As for me, I was a “Final Fantasy” fiend. I grew up watching my brother play through the classic Japanese video game series; I was immediately drawn in by the breathtaking graphics (well, breathtaking back in the mid-’90s anyway). I found myself humming along with the music, often yelling at my brother to slow down so I could read all the characters’ dialogue. I was too much of a wuss to actually play the games for a long time, mind you—they had lots of numbers and menus and words that terrified seven-year-old me—but I read and reread the strategy guide until the pages were falling out and I was coaching my brother on how to play his own game.

So a few weeks ago, when I picked up “Final Fantasy VII” (FFVII) again, I was expecting to relive one of the best gaming experiences I’d ever had. FFVII, after all, has been consistently hailed by game critics and FinalFantaholics alike as one of the greatest games of all time. It’s inspired everything from rap albums to fan-written novellas to heated debates on online message boards. (Case in point: a Google search led me to a 32,000-word analysis of the game’s plot, symbolism, and narrative ambiguities, written by a fan during her spare time. Thesis writers, eat your hearts out.)

My experience replaying FFVII, however, was not so inspiring.

I found myself cringing at some of the heavy-handed dialogue—the game’s antihero, a cold-hearted mercenary named Cloud, has to repeatedly remind the audience just how much he doesn’t care about anyone, evidently because he’s afraid we might not have believed him the first dozen times. And sure, keeping evil corporations from draining all of the planet’s precious Lifestream felt very heroic to preteen me; but the whole setup struck 20-year-old me as a bit hokey and Captain Planet-y. And the graphics—well, what seemed like revolutionary 3D action in 1997 looks more like a first grader’s Play-Doh claymation project today.

I guess some people would tell me, “duh, that’s what you should expect from a 14-year-old game.” After all, it’s just a game, one of hundreds of games that come out each year.

But for me, FFVII hadn’t felt like ‘just’ a game when I played it as a kid. It was far more involved than any mere game of chess or tennis or Tetris. Even though the Play-Doh graphics and synthesizer-heavy soundtrack seem simplistic by today’s standards, at the time everything felt fresh, and the plot was more expansive than any I’d seen in a game before. It truly pushed the boundaries of the medium. While playing, I felt wholly immersed: embarking on a quest, discovering characters’ backstories, unraveling the plot—experiences that ‘just a game’ could never provide.

As I played on, even at age 20 I felt myself being gradually sucked into that experience once more. Even though the game is hindered by the technical limitations of its time, stilted dialogue, and occasionally repetitive gameplay, underneath it all there’s still a cast of characters I’ll never forget and a world I’ll never tire of exploring.

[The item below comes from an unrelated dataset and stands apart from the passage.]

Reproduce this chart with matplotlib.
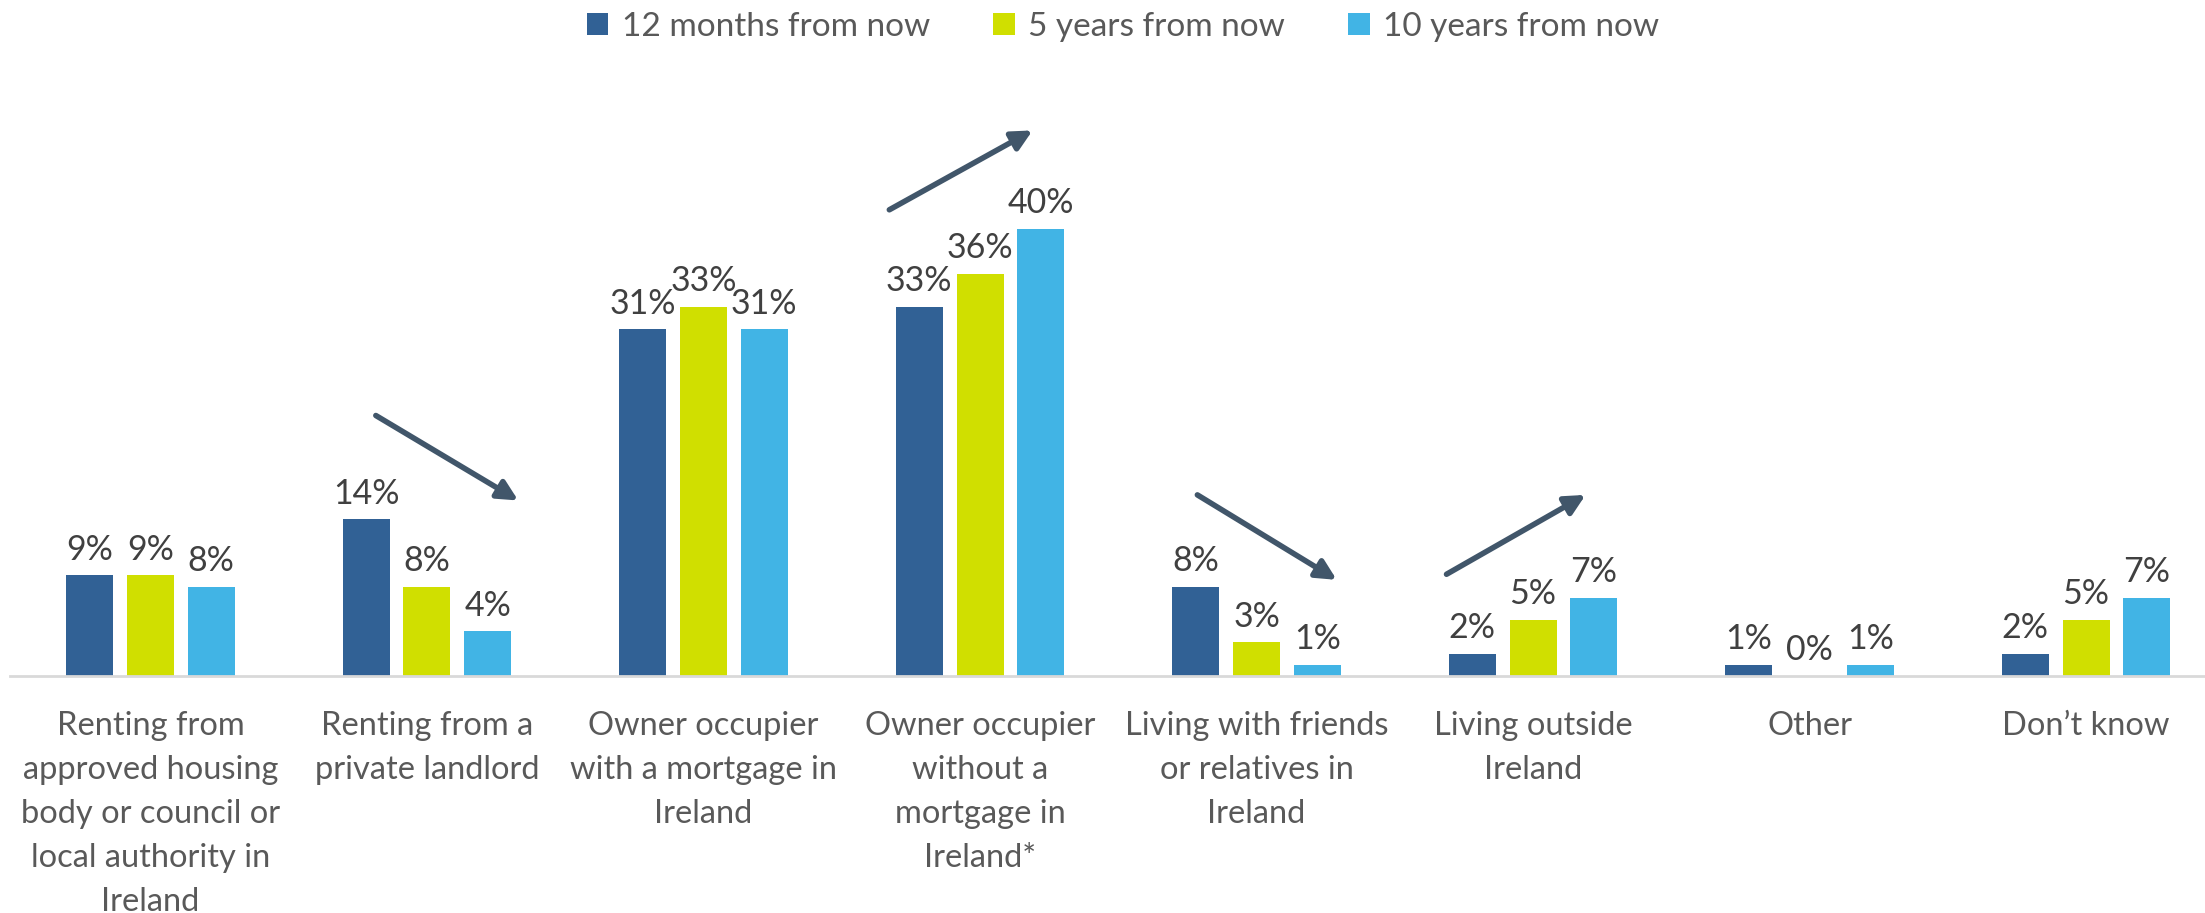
""" Housing expectations chart """
import matplotlib
matplotlib.use("Agg")
import matplotlib.pyplot as plt
import numpy as np

plt.rcParams["font.family"] = ["Lato", "DejaVu Sans"]

categories = [
  "Renting from\napproved housing\nbody or council or\nlocal authority in\nIreland",
  "Renting from a\nprivate landlord",
  "Owner occupier\nwith a mortgage in\nIreland",
  "Owner occupier\nwithout a\nmortgage in\nIreland*",
  "Living with friends\nor relatives in\nIreland",
  "Living outside\nIreland",
  "Other",
  "Don\u2019t know",
]
series_names = ["12 months from now", "5 years from now", "10 years from now"]
months_12 = [9, 14, 31, 33, 8, 2, 1, 2]
years_5 = [9, 8, 33, 36, 3, 5, 0, 5]
years_10 = [8, 4, 31, 40, 1, 7, 1, 7]
colors = ["#316195", "#D0DF00", "#41B4E5"]

# trend arrows: (start, end) in data coords
trend_arrows = [
  ((0.815, 23.3), (1.33, 15.7)),
  ((2.672, 41.7), (3.19, 48.8)),
  ((3.786, 16.2), (4.29, 8.6)),
  ((4.687, 9.1), (5.19, 16.2)),
]

fig = plt.figure(figsize=(22.05, 9.13), dpi=100)
ax = fig.add_axes([10 / 2205, 237 / 913, 2195 / 2205, 559 / 913])

x = np.arange(len(categories))
step = 0.22
width = 0.17
for i, (name, vals) in enumerate(zip(series_names, [months_12, years_5, years_10])):
  bars = ax.bar(x + (i - 1) * step, vals, width, color=colors[i], label=name)
  ax.bar_label(bars, labels=[f"{v}%" for v in vals], padding=7,
               fontsize=24.5, color="#404040")

for (x0, y0), (x1, y1) in trend_arrows:
  ax.annotate("", xy=(x1, y1), xytext=(x0, y0), annotation_clip=False,
              arrowprops=dict(arrowstyle="-|>", color="#41566A", lw=4,
                              mutation_scale=30, shrinkA=0, shrinkB=0))

ax.set_xlim(-0.508, 7.43)
ax.set_ylim(0, 50)
ax.set_xticks(x, categories, fontsize=23.5, color="#595959", linespacing=1.59)
ax.tick_params(axis="x", length=0, pad=25)
ax.set_yticks([])
for side in ["top", "right", "left"]:
  ax.spines[side].set_visible(False)
ax.spines["bottom"].set_color("#D9D9D9")
ax.spines["bottom"].set_linewidth(2)

fig.legend(loc="center", bbox_to_anchor=(1123 / 2205, 1 - 27 / 913), ncol=3,
           frameon=False, fontsize=24, labelcolor="#595959",
           handlelength=0.65, handleheight=0.65, handletextpad=0.4,
           columnspacing=1.9)

fig.savefig("out.png", dpi=100)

So, no, your average adrenaline-junky trigger-fingered “Call of Duty” gamer would probably not appreciate FFVII—but what does it matter? There’s still someone who made a rap album devoted to the game, for crying out loud. Outdated or not, FFVII’s legacy survives today. Maybe it is just a game—but “Lord of the Rings” is just a book, and “Star Wars” is just a movie. That doesn’t make any of them less magical to the millions of fans who experienced those fantastic worlds, worlds those fans still think, dream, and even obsess about decades after their original releases. Not all fantasies age well, but some—”Final Fantasy” among them—don’t die.